Your task is to repeat all of the data exactly while excluding the pictures.

:::

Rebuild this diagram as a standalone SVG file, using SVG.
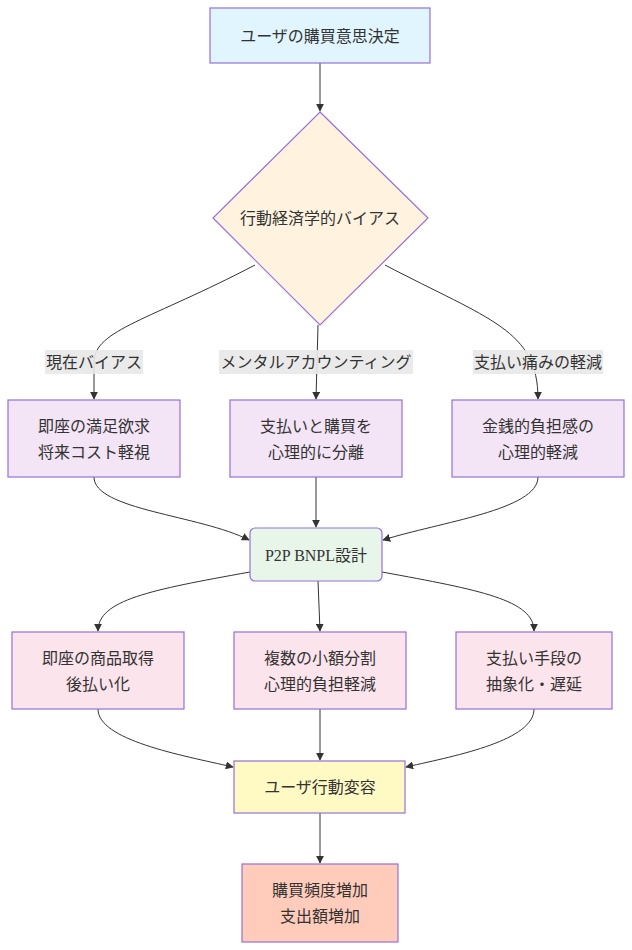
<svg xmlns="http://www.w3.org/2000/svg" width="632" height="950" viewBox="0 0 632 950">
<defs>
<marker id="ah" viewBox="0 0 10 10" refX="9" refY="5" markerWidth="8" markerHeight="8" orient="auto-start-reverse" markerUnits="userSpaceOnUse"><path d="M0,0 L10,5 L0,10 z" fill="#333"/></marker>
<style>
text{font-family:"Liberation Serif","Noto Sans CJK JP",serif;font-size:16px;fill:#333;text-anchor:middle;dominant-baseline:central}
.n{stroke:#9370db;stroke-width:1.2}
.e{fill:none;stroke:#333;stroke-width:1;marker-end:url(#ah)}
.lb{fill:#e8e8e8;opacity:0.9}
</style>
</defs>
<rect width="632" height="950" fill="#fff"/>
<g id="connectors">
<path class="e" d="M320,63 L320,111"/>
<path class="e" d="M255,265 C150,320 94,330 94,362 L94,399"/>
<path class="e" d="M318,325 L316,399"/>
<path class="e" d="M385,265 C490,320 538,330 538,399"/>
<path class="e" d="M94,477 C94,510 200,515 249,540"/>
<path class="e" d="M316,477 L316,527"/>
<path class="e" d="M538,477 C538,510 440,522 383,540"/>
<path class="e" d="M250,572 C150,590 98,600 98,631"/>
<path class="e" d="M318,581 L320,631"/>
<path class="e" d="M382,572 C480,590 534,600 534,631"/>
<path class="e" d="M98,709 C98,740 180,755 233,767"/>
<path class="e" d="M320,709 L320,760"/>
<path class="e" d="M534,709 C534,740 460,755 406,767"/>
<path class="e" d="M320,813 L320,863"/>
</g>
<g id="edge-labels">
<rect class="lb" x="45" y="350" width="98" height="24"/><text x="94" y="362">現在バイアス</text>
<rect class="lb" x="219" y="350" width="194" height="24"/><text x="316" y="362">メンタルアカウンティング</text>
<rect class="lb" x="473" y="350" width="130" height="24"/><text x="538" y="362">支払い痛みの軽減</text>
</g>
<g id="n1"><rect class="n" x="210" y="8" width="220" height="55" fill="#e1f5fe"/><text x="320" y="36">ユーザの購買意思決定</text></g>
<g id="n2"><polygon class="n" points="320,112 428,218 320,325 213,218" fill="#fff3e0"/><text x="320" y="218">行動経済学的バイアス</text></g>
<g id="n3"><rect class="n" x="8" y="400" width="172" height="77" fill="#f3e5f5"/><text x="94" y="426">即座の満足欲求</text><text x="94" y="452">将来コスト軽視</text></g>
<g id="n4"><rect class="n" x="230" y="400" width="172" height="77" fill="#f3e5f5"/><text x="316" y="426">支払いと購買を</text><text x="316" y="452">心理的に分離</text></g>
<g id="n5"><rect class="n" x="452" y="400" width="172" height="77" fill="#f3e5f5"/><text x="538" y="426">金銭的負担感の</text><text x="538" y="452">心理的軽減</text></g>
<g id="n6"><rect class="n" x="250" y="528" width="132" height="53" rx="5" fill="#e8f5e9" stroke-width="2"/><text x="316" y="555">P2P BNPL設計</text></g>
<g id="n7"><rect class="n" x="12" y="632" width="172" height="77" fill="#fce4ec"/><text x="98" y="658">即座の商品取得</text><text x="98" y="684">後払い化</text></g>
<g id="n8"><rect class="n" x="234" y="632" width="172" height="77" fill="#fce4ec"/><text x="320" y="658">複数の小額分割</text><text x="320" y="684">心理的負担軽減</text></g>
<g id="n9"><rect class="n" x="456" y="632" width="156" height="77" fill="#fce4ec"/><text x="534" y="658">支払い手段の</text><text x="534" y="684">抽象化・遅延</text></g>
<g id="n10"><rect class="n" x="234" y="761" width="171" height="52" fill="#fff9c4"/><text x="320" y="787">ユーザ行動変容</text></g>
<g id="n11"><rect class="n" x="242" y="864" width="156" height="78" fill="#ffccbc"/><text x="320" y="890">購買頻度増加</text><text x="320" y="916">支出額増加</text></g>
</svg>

:::

> **COMPLETE ANSWER**:
Rebuild this diagram as a standalone SVG file, using SVG.
<svg xmlns="http://www.w3.org/2000/svg" width="632" height="950" viewBox="0 0 632 950">
<defs>
<marker id="ah" viewBox="0 0 10 10" refX="9" refY="5" markerWidth="8" markerHeight="8" orient="auto-start-reverse" markerUnits="userSpaceOnUse"><path d="M0,0 L10,5 L0,10 z" fill="#333"/></marker>
<style>
text{font-family:"Liberation Serif","Noto Sans CJK JP",serif;font-size:16px;fill:#333;text-anchor:middle;dominant-baseline:central}
.n{stroke:#9370db;stroke-width:1.2}
.e{fill:none;stroke:#333;stroke-width:1;marker-end:url(#ah)}
.lb{fill:#e8e8e8;opacity:0.9}
</style>
</defs>
<rect width="632" height="950" fill="#fff"/>
<g id="connectors">
<path class="e" d="M320,63 L320,111"/>
<path class="e" d="M255,265 C150,320 94,330 94,362 L94,399"/>
<path class="e" d="M318,325 L316,399"/>
<path class="e" d="M385,265 C490,320 538,330 538,399"/>
<path class="e" d="M94,477 C94,510 200,515 249,540"/>
<path class="e" d="M316,477 L316,527"/>
<path class="e" d="M538,477 C538,510 440,522 383,540"/>
<path class="e" d="M250,572 C150,590 98,600 98,631"/>
<path class="e" d="M318,581 L320,631"/>
<path class="e" d="M382,572 C480,590 534,600 534,631"/>
<path class="e" d="M98,709 C98,740 180,755 233,767"/>
<path class="e" d="M320,709 L320,760"/>
<path class="e" d="M534,709 C534,740 460,755 406,767"/>
<path class="e" d="M320,813 L320,863"/>
</g>
<g id="edge-labels">
<rect class="lb" x="45" y="350" width="98" height="24"/><text x="94" y="362">現在バイアス</text>
<rect class="lb" x="219" y="350" width="194" height="24"/><text x="316" y="362">メンタルアカウンティング</text>
<rect class="lb" x="473" y="350" width="130" height="24"/><text x="538" y="362">支払い痛みの軽減</text>
</g>
<g id="n1"><rect class="n" x="210" y="8" width="220" height="55" fill="#e1f5fe"/><text x="320" y="36">ユーザの購買意思決定</text></g>
<g id="n2"><polygon class="n" points="320,112 428,218 320,325 213,218" fill="#fff3e0"/><text x="320" y="218">行動経済学的バイアス</text></g>
<g id="n3"><rect class="n" x="8" y="400" width="172" height="77" fill="#f3e5f5"/><text x="94" y="426">即座の満足欲求</text><text x="94" y="452">将来コスト軽視</text></g>
<g id="n4"><rect class="n" x="230" y="400" width="172" height="77" fill="#f3e5f5"/><text x="316" y="426">支払いと購買を</text><text x="316" y="452">心理的に分離</text></g>
<g id="n5"><rect class="n" x="452" y="400" width="172" height="77" fill="#f3e5f5"/><text x="538" y="426">金銭的負担感の</text><text x="538" y="452">心理的軽減</text></g>
<g id="n6"><rect class="n" x="250" y="528" width="132" height="53" rx="5" fill="#e8f5e9" stroke-width="2"/><text x="316" y="555">P2P BNPL設計</text></g>
<g id="n7"><rect class="n" x="12" y="632" width="172" height="77" fill="#fce4ec"/><text x="98" y="658">即座の商品取得</text><text x="98" y="684">後払い化</text></g>
<g id="n8"><rect class="n" x="234" y="632" width="172" height="77" fill="#fce4ec"/><text x="320" y="658">複数の小額分割</text><text x="320" y="684">心理的負担軽減</text></g>
<g id="n9"><rect class="n" x="456" y="632" width="156" height="77" fill="#fce4ec"/><text x="534" y="658">支払い手段の</text><text x="534" y="684">抽象化・遅延</text></g>
<g id="n10"><rect class="n" x="234" y="761" width="171" height="52" fill="#fff9c4"/><text x="320" y="787">ユーザ行動変容</text></g>
<g id="n11"><rect class="n" x="242" y="864" width="156" height="78" fill="#ffccbc"/><text x="320" y="890">購買頻度増加</text><text x="320" y="916">支出額増加</text></g>
</svg>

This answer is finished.